Google has achieved a major breakthrough in quantum computing by implementing a revolutionary algorithm on its superconducting quantum chip (QPU) Willow that dramatically reduces computational errors.
This advancement not only reinforces the unique operational strategies of quantum computing but also marks a significant step toward its commercial viability.
On Thursday, Google announced the publication of its research on measuring Out-of-Time-Order Correlators (OTOC) using Willow in the prestigious journal Nature on Wednesday.
This groundbreaking experiment explores the possibility of reversing and restoring dispersed quantum information to its original state.
In quantum circuits with numerous qubits, information dynamics become increasingly entangled over time, making it challenging to extract detailed information later. This entanglement is a root cause of persistent errors in quantum computing.
However, theoretical research has shown that OTOC measurements can preserve information in many-body quantum systems over extended periods.
This discovery paves the way for more precise and error-resistant quantum operations.
Google’s experiments demonstrated that Willow could process OTOC measurements in about two hours. In contrast, a supercomputer would require 37 quintillion operations, taking over three years to complete the same task.
Professor Han Jung-hoon from Sungkyunkwan University lauded the achievement, stating that this research is significant because it proves OTOC measurements in actual superconducting quantum circuits, not just in theory. Quantum computers have accomplished a computational feat that classical computers struggle to replicate, effectively demonstrating quantum supremacy through experimentation.
Analysts suggest that quantum computing giants like IBM are pivoting their strategies, moving away from the trend of simply scaling up physical qubits.
Professor Kwon Seok-jun from Sungkyunkwan University’s Department of Chemical Engineering explained that the quantum computing race has primarily focused on increasing physical qubit count and reducing overhead to boost the number of logical qubits for actual computations. However, practical quantum computing applications also require error resilience for stable long-term operations.
He added that even with similar physical qubit sizes and overhead ratios, a faster reduction of logical errors based on code distance can significantly enhance computational efficiency. Kwon praised Google’s new strategy for its potential to reduce logical error rates and increase logical qubit sizes in the medium to long term.
Kwon further noted that Google has redefined quantum advantage, showing it’s not just about raw computational speed, but also about leveraging the unique properties of quantum interference. This definitively demonstrates fundamental quantum computing capabilities that classical computers simply can’t simulate.

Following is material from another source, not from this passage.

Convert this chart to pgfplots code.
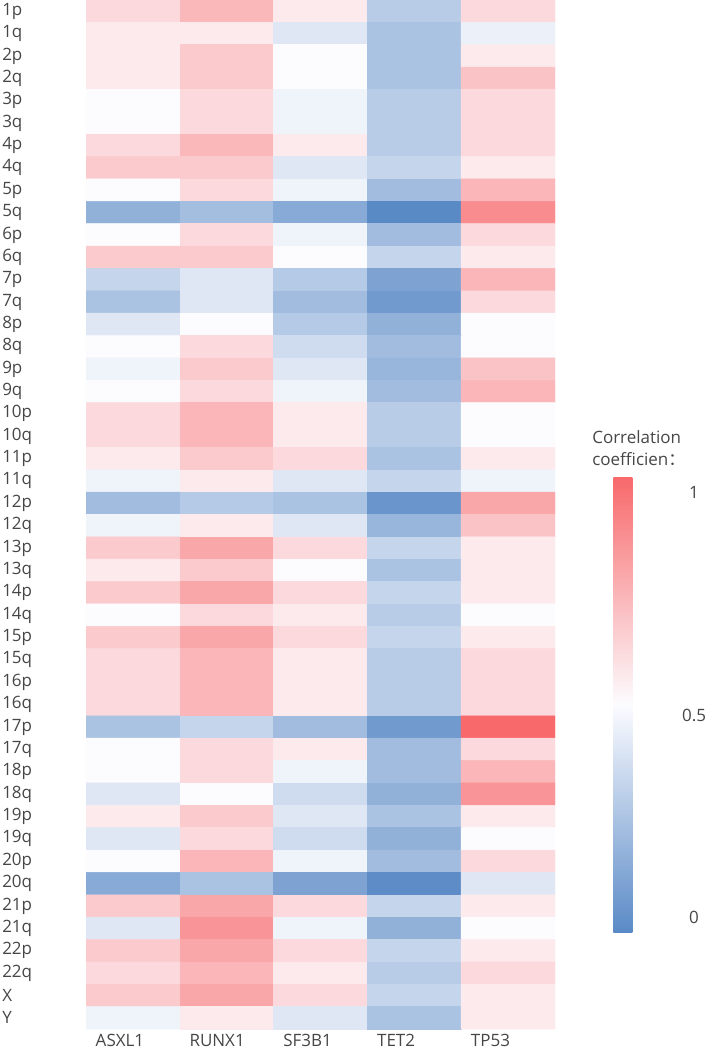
\documentclass[border=0pt]{standalone}
\usepackage{pgfplots}
\pgfplotsset{compat=1.18}
\usepackage{fontspec}
\setmainfont{Open Sans}
\newfontfamily\cjk{Noto Sans CJK SC}
\definecolor{lbl}{RGB}{70,70,70}
\newcommand{\lblfont}{\fontsize{12.75}{15}\selectfont}
\begin{document}
\begin{tikzpicture}[x=0.75pt,y=0.75pt]
\path[use as bounding box] (0,0) rectangle (709,-1049);
\begin{axis}[
  at={(64.5pt,0pt)}, anchor=north west,
  scale only axis, width=351.75pt, height=771.75pt,
  xmin=-0.5, xmax=4.5, ymin=-0.5, ymax=45.5, y dir=reverse,
  axis line style={draw=none}, major tick length=0pt,
  xtick={-0.399,0.601,1.601,2.601,3.601},
  xticklabels={ASXL1,RUNX1,SF3B1,TET2,TP53},
  xticklabel style={anchor=north west, inner sep=0pt, font=\lblfont, text=lbl},
  xticklabel shift=3.5pt,
  ytick={0,...,45},
  yticklabels={1p,1q,2p,2q,3p,3q,4p,4q,5p,5q,6p,6q,7p,7q,8p,8q,9p,9q,10p,10q,
    11p,11q,12p,12q,13p,13q,14p,14q,15p,15q,16p,16q,17p,17q,18p,18q,19p,19q,
    20p,20q,21p,21q,22p,22q,X,Y},
  yticklabel style={anchor=west, inner sep=0pt, font=\lblfont, text=lbl},
  yticklabel shift=63pt,
  colormap={corr}{rgb255(0cm)=(90,138,198); rgb255(1cm)=(252,252,255); rgb255(2cm)=(248,105,107)},
  point meta min=0, point meta max=1,
  colorbar,
  colorbar style={
    scale only axis,
    at={(parent axis.north east)}, anchor=north west,
    xshift=35.25pt, yshift=-357.75pt,
    width=42pt, height=341.25pt,
    y dir=normal,
    axis line style={draw=none}, major tick length=0pt,
    ytick={0.033,0.477,0.965}, yticklabels={0,0.5,1},
    yticklabel style={anchor=center, inner sep=0pt, font=\lblfont, text=lbl},
    yticklabel shift=18.5pt,
  },
]
\addplot[matrix plot*, shader=flat corner, draw=none, mesh/cols=5, point meta=explicit]
  table[row sep=\\, x=x, y=y, meta=v] {
x y v\\
0 0 0.62\\ 1 0 0.73\\ 2 0 0.56\\ 3 0 0.29\\ 4 0 0.62\\
0 1 0.56\\ 1 1 0.56\\ 2 1 0.41\\ 3 1 0.25\\ 4 1 0.45\\
0 2 0.56\\ 1 2 0.67\\ 2 2 0.50\\ 3 2 0.25\\ 4 2 0.56\\
0 3 0.56\\ 1 3 0.67\\ 2 3 0.50\\ 3 3 0.25\\ 4 3 0.69\\
0 4 0.50\\ 1 4 0.62\\ 2 4 0.46\\ 3 4 0.29\\ 4 4 0.62\\
0 5 0.50\\ 1 5 0.62\\ 2 5 0.46\\ 3 5 0.29\\ 4 5 0.62\\
0 6 0.62\\ 1 6 0.73\\ 2 6 0.56\\ 3 6 0.29\\ 4 6 0.62\\
0 7 0.67\\ 1 7 0.67\\ 2 7 0.41\\ 3 7 0.33\\ 4 7 0.56\\
0 8 0.50\\ 1 8 0.62\\ 2 8 0.46\\ 3 8 0.22\\ 4 8 0.74\\
0 9 0.17\\ 1 9 0.23\\ 2 9 0.14\\ 3 9 0.00\\ 4 9 0.88\\
0 10 0.50\\ 1 10 0.62\\ 2 10 0.46\\ 3 10 0.22\\ 4 10 0.62\\
0 11 0.67\\ 1 11 0.67\\ 2 11 0.50\\ 3 11 0.33\\ 4 11 0.56\\
0 12 0.33\\ 1 12 0.41\\ 2 12 0.28\\ 3 12 0.11\\ 4 12 0.74\\
0 13 0.25\\ 1 13 0.41\\ 2 13 0.22\\ 3 13 0.07\\ 4 13 0.62\\
0 14 0.41\\ 1 14 0.50\\ 2 14 0.28\\ 3 14 0.17\\ 4 14 0.50\\
0 15 0.50\\ 1 15 0.62\\ 2 15 0.36\\ 3 15 0.22\\ 4 15 0.50\\
0 16 0.46\\ 1 16 0.67\\ 2 16 0.41\\ 3 16 0.19\\ 4 16 0.69\\
0 17 0.50\\ 1 17 0.62\\ 2 17 0.46\\ 3 17 0.22\\ 4 17 0.74\\
0 18 0.62\\ 1 18 0.74\\ 2 18 0.56\\ 3 18 0.29\\ 4 18 0.50\\
0 19 0.62\\ 1 19 0.74\\ 2 19 0.56\\ 3 19 0.29\\ 4 19 0.50\\
0 20 0.56\\ 1 20 0.67\\ 2 20 0.62\\ 3 20 0.25\\ 4 20 0.56\\
0 21 0.46\\ 1 21 0.56\\ 2 21 0.41\\ 3 21 0.33\\ 4 21 0.46\\
0 22 0.22\\ 1 22 0.28\\ 2 22 0.25\\ 3 22 0.05\\ 4 22 0.79\\
0 23 0.46\\ 1 23 0.56\\ 2 23 0.41\\ 3 23 0.19\\ 4 23 0.69\\
0 24 0.67\\ 1 24 0.79\\ 2 24 0.62\\ 3 24 0.33\\ 4 24 0.56\\
0 25 0.56\\ 1 25 0.67\\ 2 25 0.50\\ 3 25 0.25\\ 4 25 0.56\\
0 26 0.67\\ 1 26 0.79\\ 2 26 0.62\\ 3 26 0.33\\ 4 26 0.56\\
0 27 0.50\\ 1 27 0.62\\ 2 27 0.56\\ 3 27 0.29\\ 4 27 0.50\\
0 28 0.67\\ 1 28 0.79\\ 2 28 0.62\\ 3 28 0.33\\ 4 28 0.56\\
0 29 0.62\\ 1 29 0.74\\ 2 29 0.56\\ 3 29 0.29\\ 4 29 0.62\\
0 30 0.62\\ 1 30 0.74\\ 2 30 0.56\\ 3 30 0.29\\ 4 30 0.62\\
0 31 0.62\\ 1 31 0.74\\ 2 31 0.56\\ 3 31 0.29\\ 4 31 0.62\\
0 32 0.25\\ 1 32 0.33\\ 2 32 0.22\\ 3 32 0.07\\ 4 32 1.00\\
0 33 0.50\\ 1 33 0.62\\ 2 33 0.56\\ 3 33 0.22\\ 4 33 0.62\\
0 34 0.50\\ 1 34 0.62\\ 2 34 0.46\\ 3 34 0.22\\ 4 34 0.74\\
0 35 0.41\\ 1 35 0.50\\ 2 35 0.36\\ 3 35 0.17\\ 4 35 0.85\\
0 36 0.56\\ 1 36 0.67\\ 2 36 0.41\\ 3 36 0.25\\ 4 36 0.56\\
0 37 0.41\\ 1 37 0.62\\ 2 37 0.36\\ 3 37 0.17\\ 4 37 0.50\\
0 38 0.50\\ 1 38 0.74\\ 2 38 0.46\\ 3 38 0.22\\ 4 38 0.62\\
0 39 0.14\\ 1 39 0.25\\ 2 39 0.11\\ 3 39 0.01\\ 4 39 0.41\\
0 40 0.67\\ 1 40 0.79\\ 2 40 0.62\\ 3 40 0.33\\ 4 40 0.56\\
0 41 0.41\\ 1 41 0.85\\ 2 41 0.46\\ 3 41 0.17\\ 4 41 0.50\\
0 42 0.67\\ 1 42 0.79\\ 2 42 0.62\\ 3 42 0.33\\ 4 42 0.56\\
0 43 0.62\\ 1 43 0.74\\ 2 43 0.56\\ 3 43 0.29\\ 4 43 0.62\\
0 44 0.67\\ 1 44 0.79\\ 2 44 0.62\\ 3 44 0.33\\ 4 44 0.56\\
0 45 0.46\\ 1 45 0.56\\ 2 45 0.41\\ 3 45 0.25\\ 4 45 0.56\\
};
\end{axis}
\node[anchor=base west, inner sep=0pt, font=\lblfont, text=lbl] at (592,-443) {Correlation};
\node[anchor=base west, inner sep=0pt, font=\lblfont, text=lbl] at (592,-465) {coefficien\cjk{：}};
\end{tikzpicture}
\end{document}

He predicted that Google may now focus more on addressing fundamental issues like quantum error correction, rather than just expanding physical qubit counts. South Korea, as an emerging player in quantum technology, should adopt a dual-track approach, balancing qubit expansion with quantum error correction (QEC) strategies.
Additionally, Google has announced follow-up research applying this measurement technique to life sciences and chemical research, including drug development. This work was pre-published on the arXiv platform. Specifically, it combines nuclear magnetic resonance (NMR) technology with quantum computing to analyze molecular structures.